Now, new research suggests that replacement chemicals may have some of the same negative health effects as DEHP. A study in the journal Hypertension links high blood pressure and the presence of DINP and DIDP, two replacements for DEHP. Another study from the same researchers, published in the Journal of Clinical Endocrinology and Metabolism, found a link between the replacements and insulin resistance.
“These data raise substantial concerns about similar health effects due to chemicals used to replace DEHP under the presumption that they don’t have the same, or different, adverse health effects,” says study author Leonardo Trasande, a professor at New York University. “Clearly there’s a need for further research.”
Researchers relied on urine and blood samples from the National Health and Nutrition Examination Survey to look for a connection between DEHP replacements and various ailments. The research showed a strong relationship between high levels of the chemicals and both insulin resistance and blood pressure. Both of these conditions are associated with diabetes and other negative health effects.
DEHP is not the first chemical to be dumped because of negative health effects only for consumers to learn that the replacements are just as bad. Some manufacturers of consumer products have replaced BPA, another chemical found in plastics, after research has found it to be an endocrine disruptor that damages reproductive health, among other things. It turns out the replacements may have the exact same properties, some research has shown. Trasande says it shouldn’t come as a surprise that chemicals that behave the same way in plastic would have the same side effects. With both BPA and DEHP, replacement chemicals have a nearly identical chemical structure to the original, he says.

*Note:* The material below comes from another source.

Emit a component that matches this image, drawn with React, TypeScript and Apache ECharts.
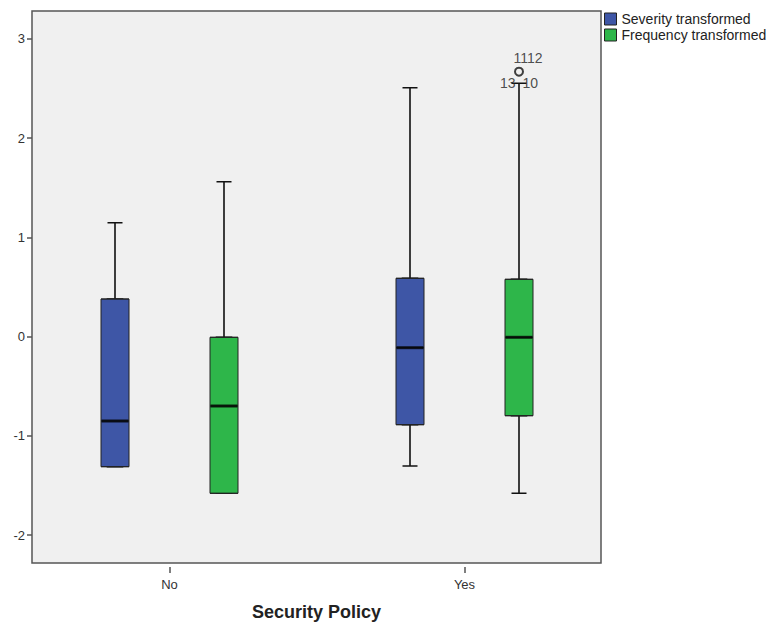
import React, { useEffect, useRef } from "react";
import * as echarts from "echarts";

// ---- data ----
const categories = ["No", "Yes"];
const seriesNames = ["Severity transformed", "Frequency transformed"];
// [min, Q1, median, Q3, max]
const severityBoxes = [
  [-1.277, -1.277, -0.82, 0.40, 1.163],
  [-1.27, -0.857, -0.087, 0.607, 2.513],
];
const frequencyBoxes = [
  [-1.543, -1.543, -0.67, 0.017, 1.573],
  [-1.543, -0.767, 0.017, 0.597, 2.557],
];
const outlierPoints = [{ cat: "Yes", value: 2.673, label: "1112" }];
const caseLabelsLeft = [{ cat: "Yes", value: 2.557, label: "13" }];
const caseLabelsRight = [{ cat: "Yes", value: 2.557, label: "10" }];
const yTicks = [-2, -1, 0, 1, 2, 3];
const yMin = -2.28;
const yMax = 3.28;
const xAxisTitle = "Security Policy";

const BLUE = "#3e56a6";
const GREEN = "#2eb64a";
const FONT = "Arial, 'Liberation Sans', sans-serif";

export default function App() {
  const ref = useRef<HTMLDivElement>(null);
  useEffect(() => {
    if (!ref.current) return;
    const chart = echarts.init(ref.current, null, { renderer: "svg" });
    const top = 11;
    const height = 556;
    const grids = [
      { left: 32, top, width: 569, height, show: true, backgroundColor: "#f0f0f0", borderColor: "#555", borderWidth: 1.5 },
      { left: 115, top, width: 295, height },
      { left: 115, top, width: 295, height },
      { left: 224, top, width: 295, height },
      { left: 224, top, width: 295, height },
      { left: 169.5, top, width: 295, height },
    ];
    const hiddenX = (i: number) => ({
      type: "category",
      gridIndex: i,
      data: categories,
      boundaryGap: false,
      show: false,
    });
    const hiddenY = (i: number) => ({
      type: "value",
      gridIndex: i,
      min: yMin,
      max: yMax,
      show: false,
      splitLine: { show: false },
    });
    const xAxes: any[] = [
      {
        type: "category",
        gridIndex: 0,
        data: categories,
        axisLine: { show: false, onZero: false },
        axisTick: { show: false },
        axisLabel: { show: false },
        name: xAxisTitle,
        nameLocation: "middle",
        nameGap: 40,
        nameTextStyle: { fontFamily: FONT, fontWeight: "bold", fontSize: 18, color: "#222" },
      },
      hiddenX(1),
      hiddenX(2),
      hiddenX(3),
      hiddenX(4),
      {
        type: "category",
        gridIndex: 5,
        data: categories,
        boundaryGap: false,
        position: "bottom",
        axisLine: { show: false, onZero: false },
        axisTick: { show: true, length: 6, lineStyle: { color: "#555", width: 1.5 } },
        axisLabel: { margin: 11, fontFamily: FONT, fontSize: 13, color: "#333" },
      },
    ];
    const yAxes: any[] = [
      {
        type: "value",
        gridIndex: 0,
        min: yMin,
        max: yMax,
        axisLine: { show: false, onZero: false },
        splitLine: { show: false },
        axisTick: { show: true, length: 5, customValues: yTicks, lineStyle: { color: "#555", width: 1.5 } },
        axisLabel: { customValues: yTicks, margin: 7, fontFamily: FONT, fontSize: 13, color: "#333" },
      },
      hiddenY(1),
      hiddenY(2),
      hiddenY(3),
      hiddenY(4),
      hiddenY(5),
    ];
    const boxSeries = (name: string, idx: number, data: number[][], color: string, width: number, wide: boolean) => ({
      type: "boxplot",
      name,
      xAxisIndex: idx,
      yAxisIndex: idx,
      boxWidth: [width, width],
      data: wide ? data.map((d) => [d[1], d[1], d[2], d[3], d[3]]) : data,
      itemStyle: { color, borderColor: wide ? "#222" : "#111", borderWidth: wide ? 1 : 1.6 },
      emphasis: { disabled: true },
      silent: true,
    });
    const medianSeries = (idx: number, data: number[][]) => ({
      type: "scatter",
      xAxisIndex: idx,
      yAxisIndex: idx,
      symbol: "rect",
      symbolSize: [27, 3],
      itemStyle: { color: "#000" },
      data: data.map((d, i) => [categories[i], d[2]]),
      silent: true,
    });
    const labelSeries = (idx: number, pts: any[], position: string) => ({
      type: "scatter",
      xAxisIndex: idx,
      yAxisIndex: idx,
      symbolSize: 1,
      itemStyle: { color: "transparent" },
      data: pts.map((p) => ({ value: [p.cat, p.value], label: { formatter: p.label } })),
      label: { show: true, position, distance: 3, fontFamily: FONT, fontSize: 14, color: "#222" },
      silent: true,
    });
    const legendColors = [BLUE, GREEN];
    chart.setOption({
      animation: false,
      grid: grids,
      xAxis: xAxes,
      yAxis: yAxes,
      legend: {
        data: seriesNames.map((n, i) => ({
          name: n,
          icon: "rect",
          itemStyle: { color: legendColors[i], borderColor: "#222", borderWidth: 1 },
        })),
        orient: "vertical",
        left: 604,
        top: 12,
        itemWidth: 12,
        itemHeight: 12,
        itemGap: 2,
        itemTextGap: 4,
        padding: 0,
        selectedMode: false,
        textStyle: { fontFamily: FONT, fontSize: 14, color: "#222", lineHeight: 14 },
      },
      series: [
        labelSeries(3, caseLabelsLeft, "left"),
        labelSeries(3, caseLabelsRight, "right"),
        boxSeries("sev-whisker", 1, severityBoxes, BLUE, 15, false),
        boxSeries("freq-whisker", 3, frequencyBoxes, GREEN, 15, false),
        boxSeries(seriesNames[0], 2, severityBoxes, BLUE, 28, true),
        boxSeries(seriesNames[1], 4, frequencyBoxes, GREEN, 28, true),
        medianSeries(2, severityBoxes),
        medianSeries(4, frequencyBoxes),
        {
          type: "scatter",
          xAxisIndex: 4,
          yAxisIndex: 4,
          symbol: "circle",
          symbolSize: 8,
          itemStyle: { color: "#f0f0f0", borderColor: "#111", borderWidth: 2 },
          data: outlierPoints.map((p) => ({ value: [p.cat, p.value], label: { formatter: p.label } })),
          label: { show: true, position: "top", distance: 2, offset: [9, 0], fontFamily: FONT, fontSize: 14, color: "#222" },
          silent: true,
        },
      ],
    });
    return () => chart.dispose();
  }, []);
  return <div ref={ref} style={{ width: 767, height: 626, position: "absolute", left: 0, top: 0 }} />;
}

But eliminating untested chemicals from the supply has proven difficult, at least in part because the federal regulatory structure assumes that chemicals are “innocent until proven guilty,” Trasande says. “What we need here is a reform that tests chemicals proactively before they’re used on the open market,” he says.
Until those measures are in place and more research is conducted, Trassande suggests that consumers avoid heating plastics in the microwave and throwing away scratched plastic containers to minimize contamination to food.